Dubay Evidentiary Hearings on Appeal
During an appeal, it sometimes becomes necessary for the appellate court to have more facts before they decide an issue. Let's take an IAC claim. The Appellant submits anaffidavit alleging his counsel was deficient and that he was prejudiced. Sometimes the court will resolve the issue without any further evidence. Sometimes the court will order an affidavit from the defense counsel. When there is a significant clash between the two affidavits on a critical point they court will want more facts and will order a DuBay hearing to gather that evidence.
A new judge will call witnesses and take testimony and accept documentary evidence. Once that's gathered the judge will make findings of fact and conclusions of law and decide if there was IAC and that the appellant was prejudiced.
Another Order for a hearing in accordance with United States v. DuBay, 17 C.M.A. 147 (1967), just received in one of our cases.
In each such case, the record will be remanded to a convening authority other than the one who appointed the court-martial concerned and one who is at a higher echelon of command. That convening authority will refer the record to a general court-martial for another trial. Upon convening the court, the law officer will order an out-of-court hearing, in which he will hear the respective contentions of the parties on the question, permit the presentation of witnesses and evidence in support thereof, and enter findings of fact and conclusions of law based thereon.
Over the transom today is an Order for the Army Court of Criminal Appeals (ACCA) in which the Court has ordered an evidentiary hearing. The hearing will determine the facts surrounding an unlawful command influence claim. (I won’t say much more now because the case is in litigation and I don’t want to spoil the case.) This Order is the second in a year in a case I’m litigating on appeal. Earlier the ACCA ordered a Dubay hearing on a claim of ineffective assistance of counsel. After the hearing, the Dubay hearing judge agreed with us. The ACCA then set aside the convictions.
On 23 November 2016, this court returned appellant's record of trial to The Judge Advocate General for a hearing pursuant to United States v. DuBay, 17 U.S.C.M.A. 147, 37 C.M.R. 411 (1967). United States v. Jones, ARMY 20140528 (Army Ct. Crim. App. 23 Nov. 2016) (order). On 2 February 2017, the DuBay hearing concluded. The military judge made findings of fact and conclusions of law with respect to whether appellant's defense counsel were ineffective. (App. Ex. LXXXIII). We hereby adopt his findings of fact and conclusions of law. We agree that defense counsel were deficient in failing to: 1) "present evidence about [TB's] motives to engineer this prosecution and her repeated statements that she would makes sure [appellant] was punished;" 2) "conduct a full investigation regarding [TB] and her motives to fabricate;" and 3) "prepare [appellant] to testify." Appellant was found not guilty[*3] of nineteen specifications. The five specifications of which he was found guilty all involved TB's children. We agree there is a reasonable probability of a more favorable result had the deficiencies not occurred.
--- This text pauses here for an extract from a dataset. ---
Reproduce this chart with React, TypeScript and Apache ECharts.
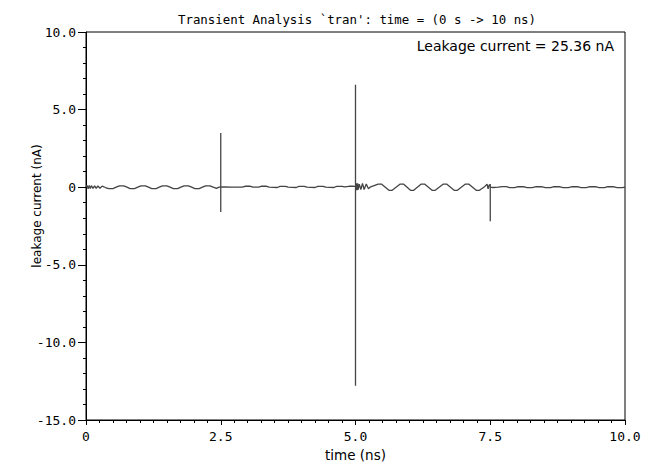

United States v. Jones, 2017 CCA LEXIS 308. Now we are waiting to see if there will be a retrial.
I’m writing about this now because of a disturbing case and trend from the ACCA—United States v. Tovarchavez (Sept. 2017). The problem for the appellant was how the case was presented post-trial at the convening authority level and to ACCA. A friend and colleague have observed that:
The Army Court has now decided that documents and other materials in the Pretrial and Allied Papers section of the Record of Trial, as well as any other “attached matters” now require certification or authentication. The Army Court appears to suggest that parties must either have the military judge certify or authenticate these matters before the Record of Trial is authenticated; stipulate to the authenticity of the documents; file a motion on appeal for the Army Court to consider the documents; or obtain an affidavit or some other sworn declaration that the matter is what a party says it is. For practical purposes, this means that cases involving claims of Ineffective Assistance of Counsel (IAC) will now require affidavits or some other sworn declaration from every relevant witness for that issue on appeal.
I’m not sure he’s completely right. But he is right that you need to be aware at trial and on the appeal of the type of evidence, its reliability, and authenticity when appealing a case. Having done Dubay hearings I can say they are not easy.
The most recent DuBay hearing was to take testimony from the panel members (jury). We had good evidence that the jury may have decided the case base on the ongoing sexual assault issues and to make sure the Army didn't look bad. After the hearing, the judge ruled in our favor and the appellate court agreed.